In praise of compound movement

In fitness, a lot of time is spent being busy – working on arms, working on calves, working on thighs, working on the belly, the back, and the butt, and there are definitely arguments for incorporating these kinds of isolated movements into your workouts. But the big, full-body exercises that fall under the heading of “compound movement” are special, because they allow you to work many body parts at once. A favorite example of mine is one that’s called the Turkish Get Up (let’s say TGU, for the rest of this post – it’s just easier). My 80-year old mom is learning to do it & is doing a damn good job. (If you follow me on Instagram or Facebook, you already know this. Go ahead and click those links if you want to follow! This is too awesome to not share.)

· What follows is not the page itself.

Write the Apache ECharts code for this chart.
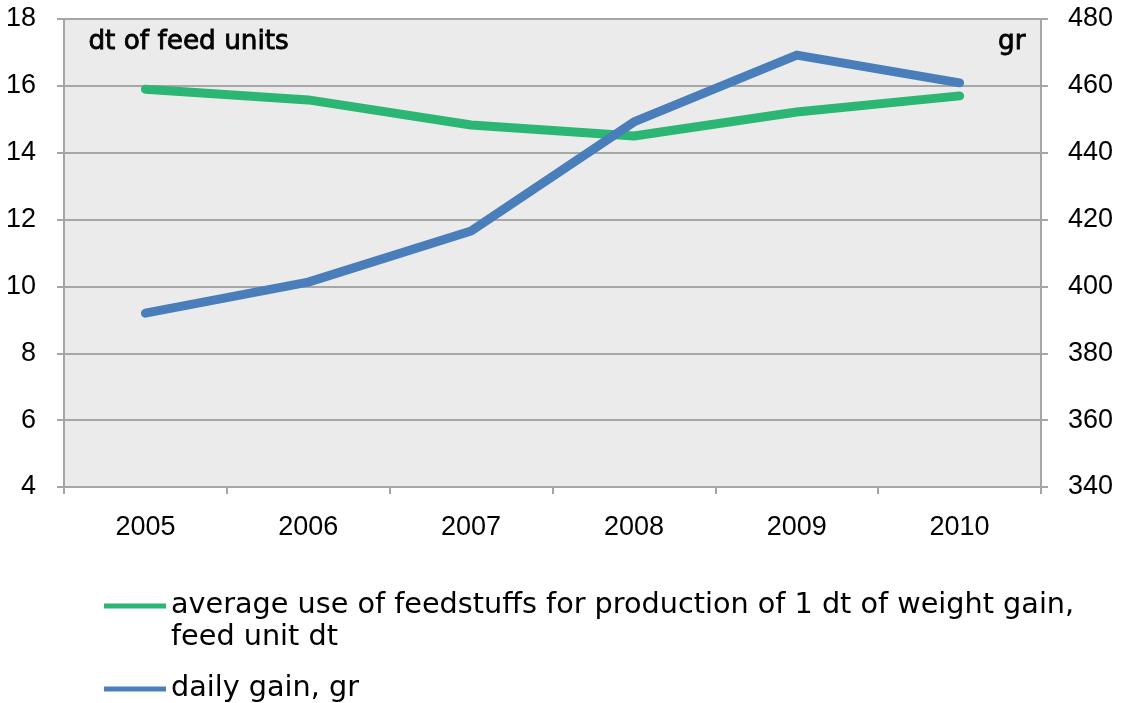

The TGU teaches upper body and lower body stability & control, along with using the arms and legs appropriately towards the goal of standing up while holding a weight. It prepares the body well for the act of getting off the ground, and if you’re like me & surrounded by snow and ice, you might be getting more than your fair share of chances to pick yourself up lately.

This is what the exercise looks like – at the halfway point. If you’re thinking, “There’s NO WAY I can do that!”, just remember that everyone has to start somewhere, and even this guy didn’t start out with a heavy kettlebell over his head.

For comparison, here’s my mom on one of our training days – that’s not a sequence, it’s just a collage of some of her attempts to hold up the weight and sit up at the same time.

What I’m trying to illustrate is that this is an exercise for EVERYONE. Unless you’ve got specific health/mobility issues, you can do this exercise & train at it several times a week until it becomes part of your natural practice. It can ramp up gradually in difficulty as you ramp up in strength & skill.

And this exciting thing happens:
It becomes part of your body’s learning. Your brain and nervous system will keep your muscles that much stronger, you’ll be better able to get up if you fall, and you may even be less likely to fall in the first place. Your upper and lower body will work better together, too. In a lot of small ways, your movement will just be…better. Walking, sitting, standing, breathing, all of that – but better.

There are other similar compound exercises, like the kettlebell swing, the half kneeling windmill, the squat, and the deadlift – they all sound like they’re out of reach of the average person over 50, but they’re actually not. With appropriate weight, appropriate training length, appropriate number of repetitions, they can all be part of your toolset for staying sharp, agile, and healthy.

The hardest part is on YOU: can you cultivate the patience to do this right, so you train yourself to get stronger AND avoid getting injured? (I think you can!)